> _Data block_:
════
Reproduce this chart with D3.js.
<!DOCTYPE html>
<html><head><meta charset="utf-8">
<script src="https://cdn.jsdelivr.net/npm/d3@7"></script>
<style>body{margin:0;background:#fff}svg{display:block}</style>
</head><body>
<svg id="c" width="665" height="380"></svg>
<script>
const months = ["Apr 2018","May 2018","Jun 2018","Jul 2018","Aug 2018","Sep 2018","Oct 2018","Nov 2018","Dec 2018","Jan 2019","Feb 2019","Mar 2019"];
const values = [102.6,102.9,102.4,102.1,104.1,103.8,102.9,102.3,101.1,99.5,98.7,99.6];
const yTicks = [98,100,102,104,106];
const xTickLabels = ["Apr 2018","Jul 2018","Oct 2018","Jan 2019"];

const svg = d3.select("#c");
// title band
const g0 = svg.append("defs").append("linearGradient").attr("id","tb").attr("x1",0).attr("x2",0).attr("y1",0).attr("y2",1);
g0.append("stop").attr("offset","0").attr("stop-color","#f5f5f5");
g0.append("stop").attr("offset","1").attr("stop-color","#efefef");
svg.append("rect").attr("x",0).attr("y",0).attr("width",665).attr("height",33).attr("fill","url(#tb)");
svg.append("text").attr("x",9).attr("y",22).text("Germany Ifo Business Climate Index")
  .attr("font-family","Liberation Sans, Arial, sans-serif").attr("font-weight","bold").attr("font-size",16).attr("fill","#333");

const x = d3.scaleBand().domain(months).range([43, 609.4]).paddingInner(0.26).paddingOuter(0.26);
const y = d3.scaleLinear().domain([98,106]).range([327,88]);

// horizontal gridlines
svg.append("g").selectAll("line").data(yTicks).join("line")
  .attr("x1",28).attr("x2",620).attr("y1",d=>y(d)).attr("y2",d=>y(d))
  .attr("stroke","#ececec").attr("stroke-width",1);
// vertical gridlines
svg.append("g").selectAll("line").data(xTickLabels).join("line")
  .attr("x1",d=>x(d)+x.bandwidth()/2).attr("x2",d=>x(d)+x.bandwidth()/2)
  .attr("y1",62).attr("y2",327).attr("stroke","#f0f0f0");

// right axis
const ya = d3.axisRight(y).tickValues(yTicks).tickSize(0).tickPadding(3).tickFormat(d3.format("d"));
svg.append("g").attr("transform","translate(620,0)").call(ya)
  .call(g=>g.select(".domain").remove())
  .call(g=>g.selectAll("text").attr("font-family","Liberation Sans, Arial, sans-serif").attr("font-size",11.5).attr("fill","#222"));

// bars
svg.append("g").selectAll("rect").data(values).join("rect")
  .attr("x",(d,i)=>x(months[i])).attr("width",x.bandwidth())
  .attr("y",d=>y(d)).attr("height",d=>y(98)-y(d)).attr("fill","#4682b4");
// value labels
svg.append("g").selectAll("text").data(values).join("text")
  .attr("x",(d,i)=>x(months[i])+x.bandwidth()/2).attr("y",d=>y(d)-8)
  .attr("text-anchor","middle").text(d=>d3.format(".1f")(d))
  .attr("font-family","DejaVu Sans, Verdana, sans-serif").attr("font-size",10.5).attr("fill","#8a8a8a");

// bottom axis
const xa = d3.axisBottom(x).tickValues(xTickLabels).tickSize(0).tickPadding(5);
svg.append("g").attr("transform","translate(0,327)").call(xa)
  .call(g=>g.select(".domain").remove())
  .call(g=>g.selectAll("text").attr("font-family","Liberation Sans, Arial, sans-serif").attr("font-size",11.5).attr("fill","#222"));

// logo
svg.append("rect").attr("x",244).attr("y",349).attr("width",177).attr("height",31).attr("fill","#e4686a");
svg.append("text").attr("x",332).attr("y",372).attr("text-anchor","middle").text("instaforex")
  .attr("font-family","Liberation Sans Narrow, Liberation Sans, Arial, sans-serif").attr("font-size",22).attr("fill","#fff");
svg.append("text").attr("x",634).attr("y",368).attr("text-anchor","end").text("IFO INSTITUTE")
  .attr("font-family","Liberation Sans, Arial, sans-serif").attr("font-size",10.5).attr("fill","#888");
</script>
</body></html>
════
> _Instructions to follow_: Print all the data exactly.

> _Reply to the exercise_:
Reproduce this chart with D3.js.
<!DOCTYPE html>
<html><head><meta charset="utf-8">
<script src="https://cdn.jsdelivr.net/npm/d3@7"></script>
<style>body{margin:0;background:#fff}svg{display:block}</style>
</head><body>
<svg id="c" width="665" height="380"></svg>
<script>
const months = ["Apr 2018","May 2018","Jun 2018","Jul 2018","Aug 2018","Sep 2018","Oct 2018","Nov 2018","Dec 2018","Jan 2019","Feb 2019","Mar 2019"];
const values = [102.6,102.9,102.4,102.1,104.1,103.8,102.9,102.3,101.1,99.5,98.7,99.6];
const yTicks = [98,100,102,104,106];
const xTickLabels = ["Apr 2018","Jul 2018","Oct 2018","Jan 2019"];

const svg = d3.select("#c");
// title band
const g0 = svg.append("defs").append("linearGradient").attr("id","tb").attr("x1",0).attr("x2",0).attr("y1",0).attr("y2",1);
g0.append("stop").attr("offset","0").attr("stop-color","#f5f5f5");
g0.append("stop").attr("offset","1").attr("stop-color","#efefef");
svg.append("rect").attr("x",0).attr("y",0).attr("width",665).attr("height",33).attr("fill","url(#tb)");
svg.append("text").attr("x",9).attr("y",22).text("Germany Ifo Business Climate Index")
  .attr("font-family","Liberation Sans, Arial, sans-serif").attr("font-weight","bold").attr("font-size",16).attr("fill","#333");

const x = d3.scaleBand().domain(months).range([43, 609.4]).paddingInner(0.26).paddingOuter(0.26);
const y = d3.scaleLinear().domain([98,106]).range([327,88]);

// horizontal gridlines
svg.append("g").selectAll("line").data(yTicks).join("line")
  .attr("x1",28).attr("x2",620).attr("y1",d=>y(d)).attr("y2",d=>y(d))
  .attr("stroke","#ececec").attr("stroke-width",1);
// vertical gridlines
svg.append("g").selectAll("line").data(xTickLabels).join("line")
  .attr("x1",d=>x(d)+x.bandwidth()/2).attr("x2",d=>x(d)+x.bandwidth()/2)
  .attr("y1",62).attr("y2",327).attr("stroke","#f0f0f0");

// right axis
const ya = d3.axisRight(y).tickValues(yTicks).tickSize(0).tickPadding(3).tickFormat(d3.format("d"));
svg.append("g").attr("transform","translate(620,0)").call(ya)
  .call(g=>g.select(".domain").remove())
  .call(g=>g.selectAll("text").attr("font-family","Liberation Sans, Arial, sans-serif").attr("font-size",11.5).attr("fill","#222"));

// bars
svg.append("g").selectAll("rect").data(values).join("rect")
  .attr("x",(d,i)=>x(months[i])).attr("width",x.bandwidth())
  .attr("y",d=>y(d)).attr("height",d=>y(98)-y(d)).attr("fill","#4682b4");
// value labels
svg.append("g").selectAll("text").data(values).join("text")
  .attr("x",(d,i)=>x(months[i])+x.bandwidth()/2).attr("y",d=>y(d)-8)
  .attr("text-anchor","middle").text(d=>d3.format(".1f")(d))
  .attr("font-family","DejaVu Sans, Verdana, sans-serif").attr("font-size",10.5).attr("fill","#8a8a8a");

// bottom axis
const xa = d3.axisBottom(x).tickValues(xTickLabels).tickSize(0).tickPadding(5);
svg.append("g").attr("transform","translate(0,327)").call(xa)
  .call(g=>g.select(".domain").remove())
  .call(g=>g.selectAll("text").attr("font-family","Liberation Sans, Arial, sans-serif").attr("font-size",11.5).attr("fill","#222"));

// logo
svg.append("rect").attr("x",244).attr("y",349).attr("width",177).attr("height",31).attr("fill","#e4686a");
svg.append("text").attr("x",332).attr("y",372).attr("text-anchor","middle").text("instaforex")
  .attr("font-family","Liberation Sans Narrow, Liberation Sans, Arial, sans-serif").attr("font-size",22).attr("fill","#fff");
svg.append("text").attr("x",634).attr("y",368).attr("text-anchor","end").text("IFO INSTITUTE")
  .attr("font-family","Liberation Sans, Arial, sans-serif").attr("font-size",10.5).attr("fill","#888");
</script>
</body></html>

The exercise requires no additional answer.